Q

Killing the session through an AFTER LOGON trigger

This is related to your answer on AFTER LOGON trigger. One can not kill its own session! Right. If this is so,

then how could you kill a session through an AFTER LOGON trigger? The trigger is executed by the current session. So you cannot kill the same session through AFTER LOGON trigger.

You are correct, to a point. One cannot kill its own session. But the effect is the same. I created the following trigger:

CREATE OR REPLACE TRIGGER my_after_logon 
AFTER LOGON ON DATABASE 
DECLARE 
   usernm VARCHAR2(50); 
   sid    NUMBER; 
   serial NUMBER; 
BEGIN 
   -- Get username 
   SELECT user INTO usernm FROM dual; 
   -- Get SID and SERIAL# of this current session 
   SELECT sid,serial# INTO sid,serial 
      FROM v$session WHERE 
audsid=SYS_CONTEXT('userenv','sessionid'); 
   -- Do we drop this user? 
   IF usernm='DROPME' THEN 
      EXECUTE IMMEDIATE 'ALTER SYSTEM KILL SESSION 
'''||sid||','||serial||''''; 
   END IF; 
END; 
/ 
If all goes well, then when DROPME signs on, their session will be terminated. To prove the concept, see the following:
ORA9I SQL> connect dropme/dropme 
ERROR: 
ORA-00604: error occurred at recursive SQL level 1 
ORA-00027: cannot kill current session 
ORA-06512: at line 13 

Warning: You are no longer connected to ORACLE. 
ORA9I SQL> select * from all_users; 
SP2-0640: Not connected 
This trigger attempted to kill the current session. We know that this is not allowed. This can be verified by the ORA-00027 error message. But the AFTER LOGON trigger did not complete succesfully. So the logon attempt was denied as can be verified by the SP2-0640 error message.
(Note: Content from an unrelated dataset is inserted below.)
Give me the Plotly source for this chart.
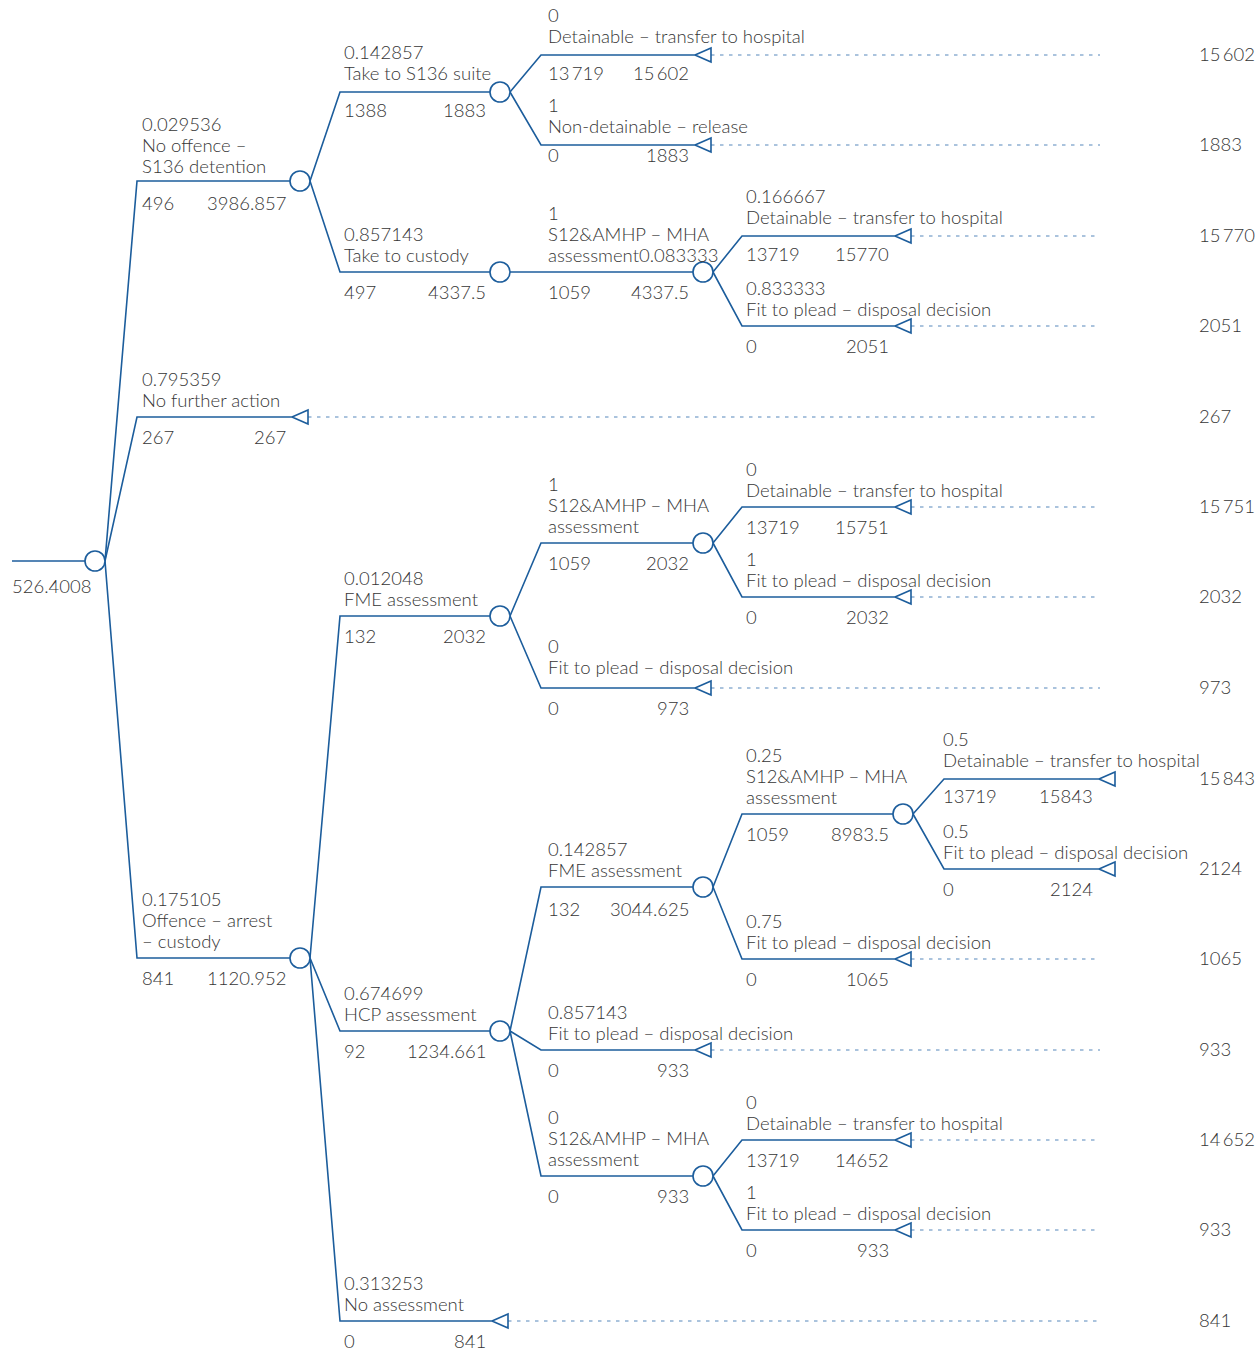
import plotly.graph_objects as go

# ---------------- data ----------------
node_parent = [None, 0, 1, 2, 2, 1, 5, 6, 6, 0, 0, 10, 11, 12, 12, 11, 10, 16, 17, 18, 18, 17,
               16, 16, 23, 23, 10]
node_prob = ["", "0.029536", "0.142857", "0", "1", "0.857143", "1", "0.166667", "0.833333",
             "0.795359", "0.175105", "0.012048", "1", "0", "1", "0", "0.674699", "0.142857",
             "0.25", "0.5", "0.5", "0.75", "0.857143", "0", "0", "1", "0.313253"]
DET = "Detainable \u2013 transfer to hospital"
FIT = "Fit to plead \u2013 disposal decision"
S12 = ["S12&AMHP \u2013 MHA", "assessment"]
node_name = [[], ["No offence \u2013", "S136 detention"], ["Take to S136 suite"], [DET],
             ["Non-detainable \u2013 release"], ["Take to custody"],
             ["S12&AMHP \u2013 MHA", "assessment0.083333"], [DET], [FIT],
             ["No further action"], ["Offence \u2013 arrest", "\u2013 custody"], ["FME assessment"],
             S12, [DET], [FIT], [FIT], ["HCP assessment"], ["FME assessment"], S12, [DET], [FIT],
             [FIT], [FIT], S12, [DET], [FIT], ["No assessment"]]
node_cost = ["", "496", "1388", "13\u2009719", "0", "497", "1059", "13719", "0", "267", "841", "132",
             "1059", "13719", "0", "0", "92", "132", "1059", "13719", "0", "0", "0", "0", "13719",
             "0", "0"]
node_value = ["526.4008", "3986.857", "1883", "15\u2009602", "1883", "4337.5", "4337.5", "15770",
              "2051", "267", "1120.952", "2032", "2032", "15751", "2032", "973", "1234.661",
              "3044.625", "8983.5", "15843", "2124", "1065", "933", "933", "14652", "933", "841"]
terminal_payoff = [None, None, None, "15\u2009602", "1883", None, None, "15\u2009770", "2051", "267",
                   None, None, None, "15\u2009751", "2032", "973", None, None, None, "15\u2009843",
                   "2124", "1065", "933", None, "14\u2009652", "933", "841"]

# ---------------- layout (positions in page pixels) ----------------
node_y = [561, 181, 92, 55, 145, 272, 272, 236, 326, 417, 958, 616, 543, 507, 597, 688,
          1031, 887, 814, 779, 869, 959, 1050, 1176, 1140, 1230, 1321]
BRANCH_X0 = [None, 137, 340, 541, 742, 944]
TEXT_X = [10, 140, 342, 546, 744, 941]
NODE_X = [95, 300, 500, 703, 903, 1107]
DOT_END = 1100
PAYOFF_X = 1197
ABOVE = -17
BELOW = 20
above_override = {1: -15, 2: -19, 3: -19, 4: -19, 7: -19, 15: -21, 19: -19}
below_override = {1: 22, 2: 18, 3: 18, 4: 10, 7: 18, 19: 17, 17: 22}

W, H = 1260, 1351
LINE = "#1c5d9c"
DOTC = "#8fb0d2"
TXT = "#363636"
FONT = "Lato"
FS = 18.5
R = 10

depth = [0] * len(node_parent)
for i, p in enumerate(node_parent):
    if p is not None:
        depth[i] = depth[p] + 1

fig = go.Figure()
lx, ly = [], []
dx, dy = [], []
circ_x, circ_y = [], []
ann = []


def text(x, y, s, anchor="left"):
    ann.append(dict(x=x, y=y, text=s, xanchor=anchor, yanchor="middle", showarrow=False,
                    font=dict(family=FONT, size=FS, color=TXT, weight=300)))


# root
lx += [12, NODE_X[0] - R, None]
ly += [node_y[0], node_y[0], None]
circ_x.append(NODE_X[0]); circ_y.append(node_y[0])
text(TEXT_X[0], node_y[0] + 25, node_value[0])

for i in range(1, len(node_parent)):
    p = node_parent[i]
    d = depth[i]
    y = node_y[i]
    x0 = BRANCH_X0[d]
    xn = NODE_X[d]
    terminal = terminal_payoff[i] is not None
    xend = xn - 8 if terminal else xn - R
    lx += [NODE_X[d - 1] + R, x0, xend, None]
    ly += [node_y[p], y, y, None]
    if terminal:
        tb = xn + 8
        lx += [xend, tb, tb, xend, None]
        ly += [y, y - 7, y + 7, y, None]
        if tb < DOT_END:
            dx += [tb, DOT_END, None]
            dy += [y, y, None]
        text(PAYOFF_X, y - 1, terminal_payoff[i], "left")
    else:
        circ_x.append(xn); circ_y.append(y)
    lines = [node_prob[i]] + node_name[i]
    n = len(lines)
    a = above_override.get(i, ABOVE)
    for k, s in enumerate(lines):
        text(TEXT_X[d], y + a - 21 * (n - 1 - k), s)
    off = below_override.get(i, BELOW)
    text(TEXT_X[d], y + off, node_cost[i])
    text(xn - 12, y + off, node_value[i], "right")

fig.add_trace(go.Scatter(x=dx, y=dy, mode="lines", hoverinfo="skip",
                         line=dict(color=DOTC, width=1.5, dash="3.5px,5.5px")))
fig.add_trace(go.Scatter(x=lx, y=ly, mode="lines", hoverinfo="skip", fill="none",
                         line=dict(color=LINE, width=1.6)))
fig.add_trace(go.Scatter(x=circ_x, y=circ_y, mode="markers", hoverinfo="skip",
                         marker=dict(symbol="circle", size=2 * R, color="white",
                                     line=dict(color=LINE, width=1.6))))

fig.update_layout(
    width=W, height=H, margin=dict(l=0, r=0, t=0, b=0),
    paper_bgcolor="white", plot_bgcolor="white", showlegend=False,
    xaxis=dict(range=[0, W], visible=False, fixedrange=True),
    yaxis=dict(range=[H, 0], visible=False, fixedrange=True),
    annotations=ann,
)
fig.write_html("out.html", config={"displayModeBar": False},
               post_script="document.body.style.margin='0';document.body.style.overflow='hidden';")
I personally don't like resorting to this AFTER LOGON trigger that I created. So I modified it slightly. This time, if the DROPME user connects to the database, then an application error is raised, indicating that this user cannot connect. The modified trigger appears below:

CREATE OR REPLACE TRIGGER my_after_logon 
AFTER LOGON ON DATABASE 
DECLARE 
   usernm VARCHAR2(50); 
   sid    NUMBER; 
   serial NUMBER; 
   e_nologon EXCEPTION; 
BEGIN 
   -- Get username 
   SELECT user INTO usernm FROM dual; 
   -- Get SID and SERIAL# of this current session 
   SELECT sid,serial# INTO sid,serial 
      FROM v$session WHERE 
audsid=SYS_CONTEXT('userenv','sessionid'); 
   -- Do we drop this user? 
   IF usernm='DROPME' THEN 
      RAISE e_nologon; 
   END IF; 
EXCEPTION 
   WHEN e_nologon THEN 
      RAISE_APPLICATION_ERROR(-20001,'This user not 
allowed to login'); 
END; 
/ 
Now, we attempt to connect as the DROPME user:
ORA9I SQL> connect dropme/dropme 
ERROR: 
ORA-00604: error occurred at recursive SQL level 1 
ORA-20001: This user not allowed to login 
ORA-06512: at line 18 

Warning: You are no longer connected to ORACLE. 
Notice this time, the ORA-20001 error is raised, with the appropriate error message. This may be more of what you are looking for.

But personally, I wouldn't even dream of using a trigger to control who can and cannot logon to the database. That is precisely what the CREATE SESSION privilige is for. Revoke this privilege from the users you don't want to access the database and they will see the following:

ORA9I SQL> connect dropme/dropme 
ERROR: 
ORA-01045: user DROPME lacks CREATE SESSION privilege; 
logon denied 

Warning: You are no longer connected to ORACLE. 
One can also LOCK the account in question.